Regulators have pushed trading and investing firms to improve their data and risk management since the global financial crisis of 2008-2009, most notably via the sweeping Dodd-Frank Act that was signed into law in 2010.

“Demand for risk-management technology is being driven by regulatory pressure, but also internally,” Chirlian told Markets Media. “Financial companies want to get serious about risk management and thoroughly embed it in their businesses. It can’t be just a back- or middle-office function anymore.”

An investment firm may store data at a state-of-the-art data center, but there has to be the additional leg to make the data usable. “It’s not enough to have just a data ‘solution’, like a warehouse,” Chirlian said. “The financial organization needs to make use of that data and needs to assess risk.”

For an institution, upgrading data and risk management functions is a massive endeavor that can take months or years. Amid the recent lean market years and attendant do-more-with-less ethos, such projects can take more time than expected or even be back-burnered. As a result, market participants have fallen behind.
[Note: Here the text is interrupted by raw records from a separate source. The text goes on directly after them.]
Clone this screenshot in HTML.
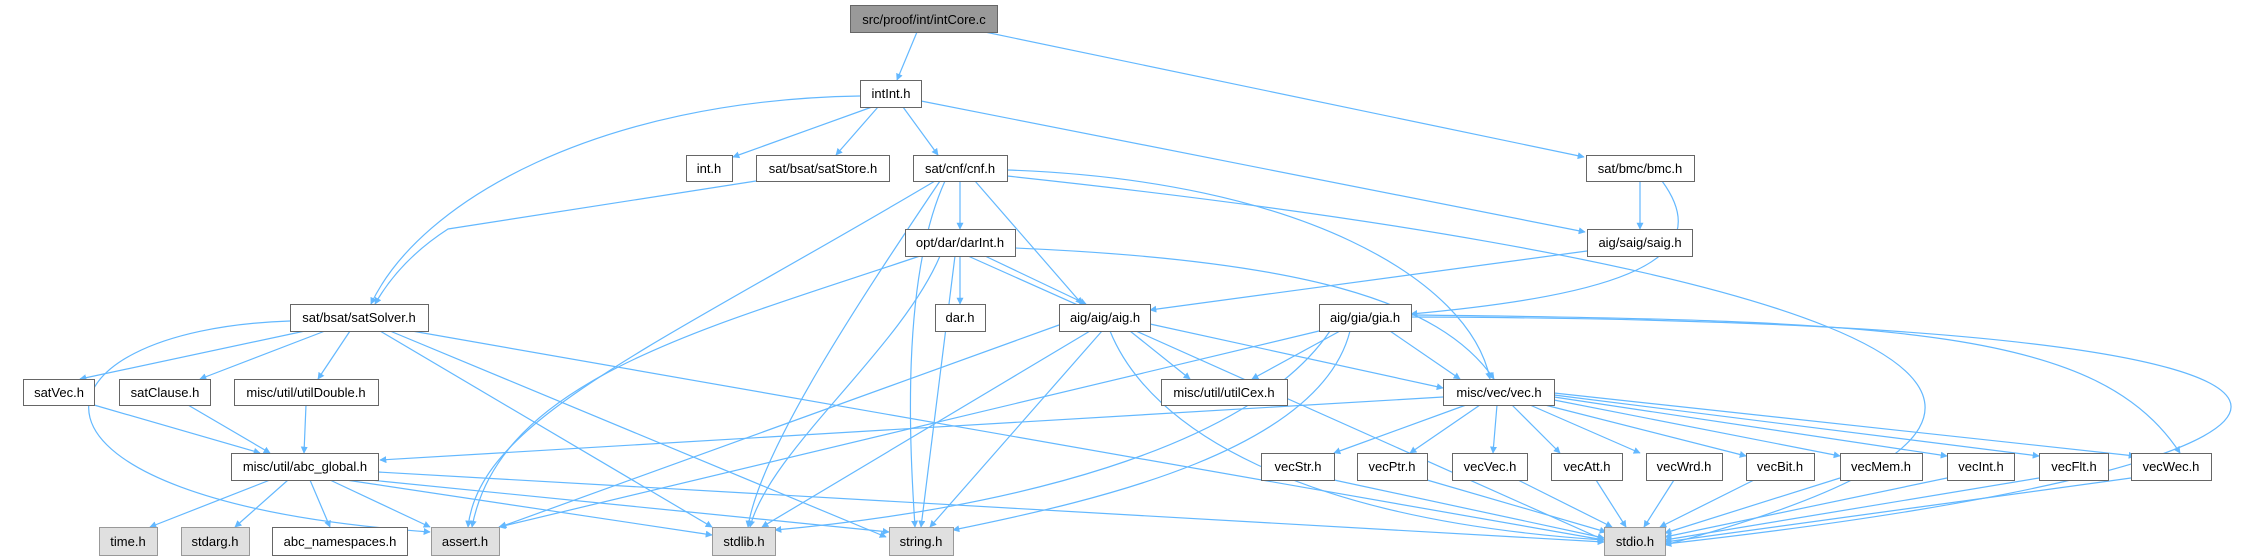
<!DOCTYPE html>
<html><head><meta charset="utf-8"><style>
html,body{margin:0;padding:0;background:#fff;}
svg{display:block;}
text{font-family:"Liberation Sans",sans-serif;font-size:13px;fill:#000;}
</style></head><body>
<svg width="2256" height="560" viewBox="0 0 2256 560" xmlns="http://www.w3.org/2000/svg">
<defs><marker id="a" viewBox="0 0 10 10" refX="9" refY="5" markerWidth="7" markerHeight="7" orient="auto" markerUnits="userSpaceOnUse"><path d="M0,0 L10,5 L0,10 z" fill="#63b8ff"/></marker></defs>
<g fill="none" stroke="#63b8ff" stroke-width="1.2" marker-end="url(#a)">
<path d="M917 32 L897 80"/>
<path d="M985 32 L1584 157"/>
<path d="M872 107 L733 157"/>
<path d="M878 107 L836 155"/>
<path d="M903 107 L938 155"/>
<path d="M860 96 C600 100 420 200 371 304"/>
<path d="M921 101 L1585 232"/>
<path d="M756 181 L448 229 Q400 260 375 304"/>
<path d="M960 181 L960 229"/>
<path d="M975 181 L1082 304"/>
<path d="M1007 170 C1300 180 1470 280 1490 379"/>
<path d="M935 181 C650 350 480 420 468 527"/>
<path d="M940 181 C860 300 760 450 748 527"/>
<path d="M945 181 C900 280 910 450 915 527"/>
<path d="M1007 176 C1700 250 2280 380 1665 545"/>
<path d="M1640 181 L1640 229"/>
<path d="M1662 181 C1720 260 1620 295 1411 314"/>
<path d="M1587 251 L1150 310"/>
<path d="M960 256 L960 304"/>
<path d="M985 256 L1086 304"/>
<path d="M1015 248 C1300 260 1440 300 1494 379"/>
<path d="M920 256 C700 330 500 380 472 527"/>
<path d="M940 256 C900 350 770 450 750 527"/>
<path d="M955 256 L921 527"/>
<path d="M968 256 L1604 540"/>
<path d="M305 331 L80 379"/>
<path d="M325 331 L200 379"/>
<path d="M350 331 L318 379"/>
<path d="M290 321 C20 330 -20 500 430 532"/>
<path d="M380 331 L712 527"/>
<path d="M390 331 L886 537"/>
<path d="M412 331 L1604 540"/>
<path d="M94 405 L260 453"/>
<path d="M188 405 L270 453"/>
<path d="M306 405 L304 453"/>
<path d="M1443 397 L380 460"/>
<path d="M1466 405 L1334 453"/>
<path d="M1480 405 L1410 453"/>
<path d="M1497 405 L1493 453"/>
<path d="M1512 405 L1560 453"/>
<path d="M1530 405 L1640 453"/>
<path d="M1545 405 L1746 456"/>
<path d="M1554 400 L1840 456"/>
<path d="M1554 397 L1947 456"/>
<path d="M1554 395 L2039 456"/>
<path d="M1554 393 L2135 456"/>
<path d="M1334 480 L1604 538"/>
<path d="M1427 480 L1606 532"/>
<path d="M1518 480 L1612 527"/>
<path d="M1596 480 L1626 527"/>
<path d="M1674 480 L1644 527"/>
<path d="M1754 480 L1660 527"/>
<path d="M1840 478 L1665 533"/>
<path d="M1947 478 L1665 537"/>
<path d="M2039 478 L1665 540"/>
<path d="M2131 478 L1665 542"/>
<path d="M270 480 L150 527"/>
<path d="M288 480 L235 527"/>
<path d="M310 480 L330 527"/>
<path d="M330 480 L430 527"/>
<path d="M346 480 L712 535"/>
<path d="M370 480 L889 532"/>
<path d="M378 472 L1604 542"/>
<path d="M1130 331 L1190 379"/>
<path d="M1150 324 L1443 388"/>
<path d="M1059 325 L500 527"/>
<path d="M1090 331 L762 527"/>
<path d="M1102 331 L930 527"/>
<path d="M1110 331 C1150 430 1300 520 1604 540"/>
<path d="M1340 331 L1252 379"/>
<path d="M1390 331 L1460 379"/>
<path d="M1411 315 C1900 320 2100 330 2180 453"/>
<path d="M1411 317 C2500 320 2420 460 1665 544"/>
<path d="M1319 331 L499 527"/>
<path d="M1330 331 C1250 450 1000 510 775 530"/>
<path d="M1350 331 C1320 450 1100 500 953 530"/>
</g>
<g stroke="#666" stroke-width="1">
<rect x="850.5" y="5.5" width="147" height="27" fill="#999"/>
<rect x="860.5" y="80.5" width="61" height="27" fill="#fff"/>
<rect x="686.5" y="155.5" width="46" height="26" fill="#fff"/>
<rect x="756.5" y="155.5" width="133" height="26" fill="#fff"/>
<rect x="913.5" y="155.5" width="94" height="26" fill="#fff"/>
<rect x="1586.5" y="155.5" width="108" height="26" fill="#fff"/>
<rect x="905.5" y="229.5" width="110" height="27" fill="#fff"/>
<rect x="1587.5" y="229.5" width="105" height="27" fill="#fff"/>
<rect x="290.5" y="304.5" width="138" height="27" fill="#fff"/>
<rect x="935.5" y="304.5" width="50" height="27" fill="#fff"/>
<rect x="1059.5" y="304.5" width="91" height="27" fill="#fff"/>
<rect x="1319.5" y="304.5" width="92" height="27" fill="#fff"/>
<rect x="23.5" y="379.5" width="71" height="26" fill="#fff"/>
<rect x="119.5" y="379.5" width="91" height="26" fill="#fff"/>
<rect x="234.5" y="379.5" width="144" height="26" fill="#fff"/>
<rect x="1161.5" y="379.5" width="126" height="26" fill="#fff"/>
<rect x="1443.5" y="379.5" width="111" height="26" fill="#fff"/>
<rect x="231.5" y="453.5" width="147" height="27" fill="#fff"/>
<rect x="1261.5" y="453.5" width="73" height="27" fill="#fff"/>
<rect x="1357.5" y="453.5" width="70" height="27" fill="#fff"/>
<rect x="1452.5" y="453.5" width="75" height="27" fill="#fff"/>
<rect x="1551.5" y="453.5" width="71" height="27" fill="#fff"/>
<rect x="1646.5" y="453.5" width="76" height="27" fill="#fff"/>
<rect x="1746.5" y="453.5" width="68" height="27" fill="#fff"/>
<rect x="1840.5" y="453.5" width="82" height="27" fill="#fff"/>
<rect x="1947.5" y="453.5" width="67" height="27" fill="#fff"/>
<rect x="2039.5" y="453.5" width="69" height="27" fill="#fff"/>
<rect x="2131.5" y="453.5" width="80" height="27" fill="#fff"/>
<rect x="272.5" y="527.5" width="135" height="28" fill="#fff"/>
</g>
<g stroke="#999" stroke-width="1" fill="#e0e0e0">
<rect x="99.5" y="527.5" width="58" height="28"/>
<rect x="181.5" y="527.5" width="68" height="28"/>
<rect x="431.5" y="527.5" width="68" height="28"/>
<rect x="712.5" y="527.5" width="63" height="28"/>
<rect x="889.5" y="527.5" width="64" height="28"/>
<rect x="1604.5" y="527.5" width="61" height="28"/>
</g>
<g text-anchor="middle">
<text x="924" y="24">src/proof/int/intCore.c</text>
<text x="891" y="98">intInt.h</text>
<text x="709" y="173">int.h</text>
<text x="823" y="173">sat/bsat/satStore.h</text>
<text x="960" y="173">sat/cnf/cnf.h</text>
<text x="1640" y="173">sat/bmc/bmc.h</text>
<text x="960" y="247">opt/dar/darInt.h</text>
<text x="1640" y="247">aig/saig/saig.h</text>
<text x="359" y="322">sat/bsat/satSolver.h</text>
<text x="960" y="322">dar.h</text>
<text x="1105" y="322">aig/aig/aig.h</text>
<text x="1365" y="322">aig/gia/gia.h</text>
<text x="59" y="397">satVec.h</text>
<text x="165" y="397">satClause.h</text>
<text x="306" y="397">misc/util/utilDouble.h</text>
<text x="1224" y="397">misc/util/utilCex.h</text>
<text x="1499" y="397">misc/vec/vec.h</text>
<text x="305" y="471">misc/util/abc_global.h</text>
<text x="1298" y="471">vecStr.h</text>
<text x="1392" y="471">vecPtr.h</text>
<text x="1490" y="471">vecVec.h</text>
<text x="1587" y="471">vecAtt.h</text>
<text x="1684" y="471">vecWrd.h</text>
<text x="1780" y="471">vecBit.h</text>
<text x="1881" y="471">vecMem.h</text>
<text x="1981" y="471">vecInt.h</text>
<text x="2074" y="471">vecFlt.h</text>
<text x="2171" y="471">vecWec.h</text>
<text x="128" y="546">time.h</text>
<text x="215" y="546">stdarg.h</text>
<text x="340" y="546">abc_namespaces.h</text>
<text x="465" y="546">assert.h</text>
<text x="744" y="546">stdlib.h</text>
<text x="921" y="546">string.h</text>
<text x="1635" y="546">stdio.h</text>
</g>
</svg>
</body></html>
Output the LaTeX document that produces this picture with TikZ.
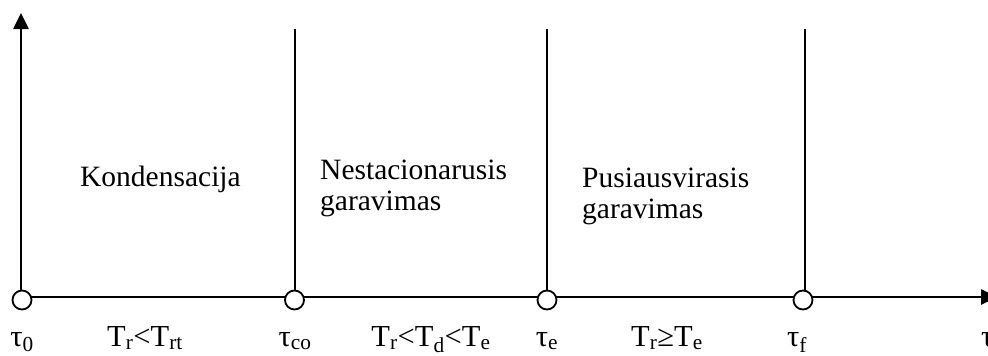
\documentclass[tikz,border=0pt]{standalone}
\usepackage{fontspec}
\setmainfont{Liberation Serif}
\usetikzlibrary{arrows.meta}
\begin{document}
\begin{tikzpicture}[x=1pt,y=-1pt,
  axis/.style={line width=2.6pt},
  arr/.style={-{Triangle[length=16pt,width=15pt]}},
  circ/.style={circle,draw,line width=1.8pt,fill=white,minimum size=19pt,inner sep=0pt},
  lbl/.style={anchor=base,font=\fontsize{30.5}{31}\selectfont,inner sep=0pt},
  phase/.style={anchor=base west,font=\fontsize{29.5}{31}\selectfont,inner sep=0pt,align=left}]
\useasboundingbox (0,0) rectangle (988,356);
% coordinates
\coordinate (ytop) at (21,13);
\coordinate (xend) at (997,297);
\coordinate (xstart) at (21,297);
\coordinate (top1) at (295,29);
\coordinate (top2) at (547,29);
\coordinate (top3) at (805,29);
\coordinate (b1) at (295,297);
\coordinate (b2) at (547,297);
\coordinate (b3) at (805,297);
% axes and lines
\draw[axis,arr] (xstart) -- (xend);
\draw[axis,arr] (xstart) -- (ytop);
\draw[axis] (b1) -- (top1);
\draw[axis] (b2) -- (top2);
\draw[axis] (b3) -- (top3);
% circles
\node[circ] (c0) at (22,300) {};
\node[circ] (c1) at (294.5,300) {};
\node[circ] (c2) at (547,300) {};
\node[circ] (c3) at (803,300) {};
% labels
\node[lbl] (t0) at (22,346) {τ\textsubscript{0}};
\node[lbl] (l1) at (145,346) {T\textsubscript{r}<T\textsubscript{rt}};
\node[lbl] (t1) at (295,346) {τ\textsubscript{co}};
\node[lbl] (l2) at (431,346) {T\textsubscript{r}<T\textsubscript{d}<T\textsubscript{e}};
\node[lbl] (t2) at (547,346) {τ\textsubscript{e}};
\node[lbl] (l3) at (667,346) {T\textsubscript{r}≥T\textsubscript{e}};
\node[lbl] (t3) at (797,346) {τ\textsubscript{f}};
\node[lbl,anchor=base west] (t4) at (981,346) {τ};
% phases (base = baseline of last line)
\node[phase] (p1) at (80,186) {Kondensacija};
\node[phase] (p2) at (320,210) {Nestacionarusis\\garavimas};
\node[phase] (p3) at (582,218) {Pusiausvirasis\\garavimas};
\end{tikzpicture}
\end{document}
“Most everyone is not happy with where they are with risk technology,” said Chirlian, who previously held senior fixed-income positions at Prudential Global Asset Management and Goldman Sachs. “They need to move their risk operations from what was envisioned 10 to 15 years ago, to what is needed today.”

“The buy side is looking for a broader use of quantitative measures for portfolio analysis and portfolio construction, and for people to have this capability across the enterprise,” Chirlian continued. “Today, too much of the technology still relies on overnight batches and pre-aggregation.”

Deficiencies in data and risk management are typically firm-specific and vary widely, but there is at least one broad commonality. “On the whole the buy side doesn’t have the quantitative capability the sell side does, from a risk standpoint,” Chirlian said. “The buy side needs to get better at incorporating quantitative techniques in their risk processes.”

Up until five or six years ago, only large buy-side institutions were interested in comparatively sophisticated data and risk management products. Now, mid-sized institutions are increasingly in the demand mix, a down-market trend that will continue as “analytics needs will only get bigger,” Chirlian said.